The conclusion here isn't "SGLang bad, vLLM good." M2.7 FP8 + SGLang TP=2 is a specific combination that nobody in the community has published a working recipe for yet. SGLang has better agentic performance characteristics (RadixAttention prefix cache, EAGLE-3 speculative decoding with dedicated draft models) and is the right choice for several other models that run well on GB10:

Qwen3-Coder-Next FP8 — ~60 tok/s on single Spark with SGLang + EAGLE-3. An Aurora-Spec draft model exists for it. This is the current benchmark leader for agentic coding on GB10 hardware.
Kimi K2.6 — 1T parameter MoE (32B active), open weights, designed for sustained 200+ consecutive tool calls. SGLang recommended by the model authors. Needs TP=2 at FP8 or NVFP4.
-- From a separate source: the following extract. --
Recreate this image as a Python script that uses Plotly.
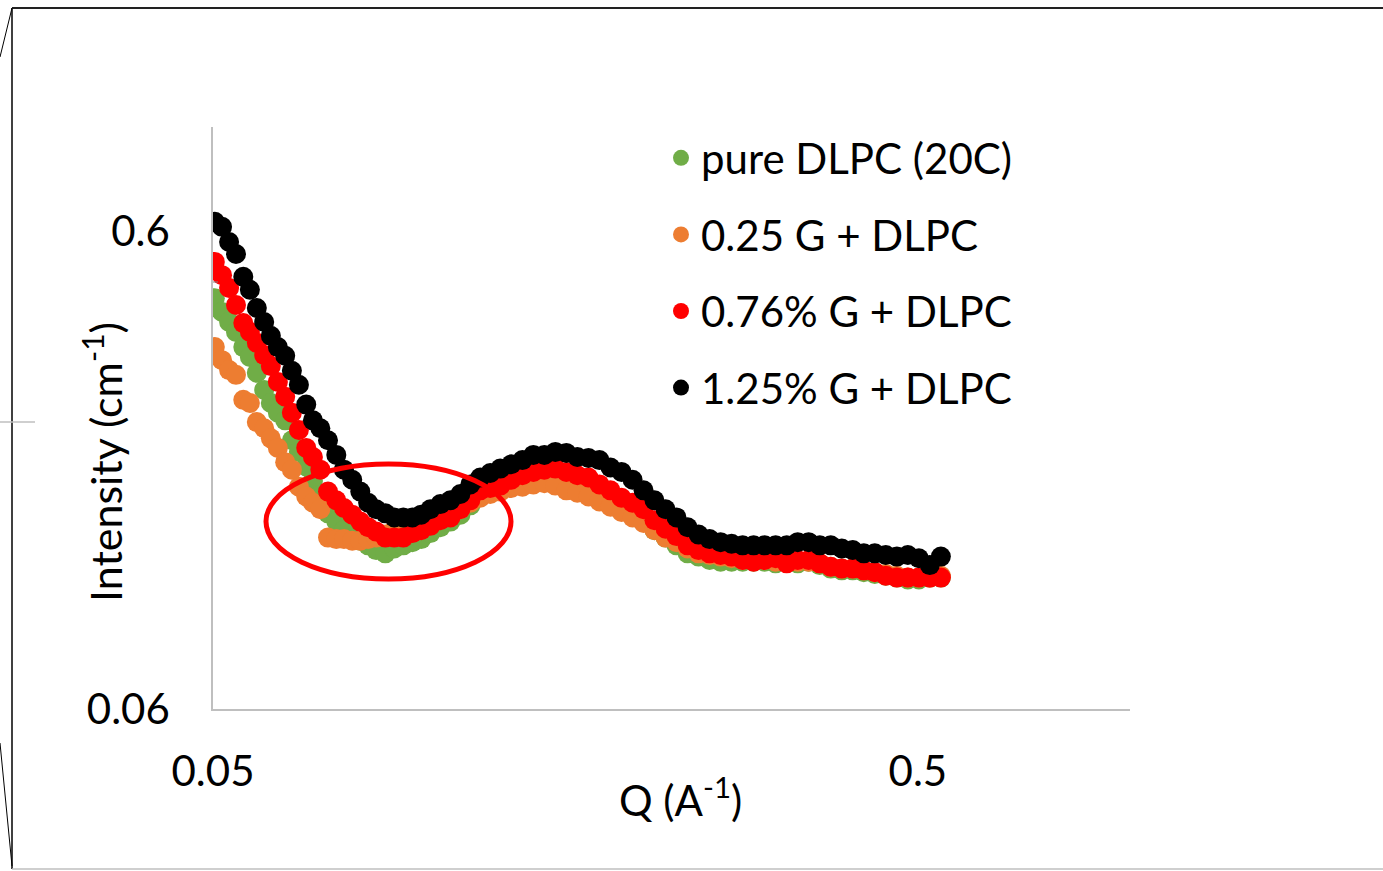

DeepSeek V4 Flash NVFP4 — we have this model on disk already. The SGLang FP8 deep_gemm issue may not apply at NVFP4 — worth a separate test.

The dual-Spark cluster is now working infrastructure. M2.7 NVFP4 is loading. The SGLang experiments will continue — just on models where the community has already validated the path.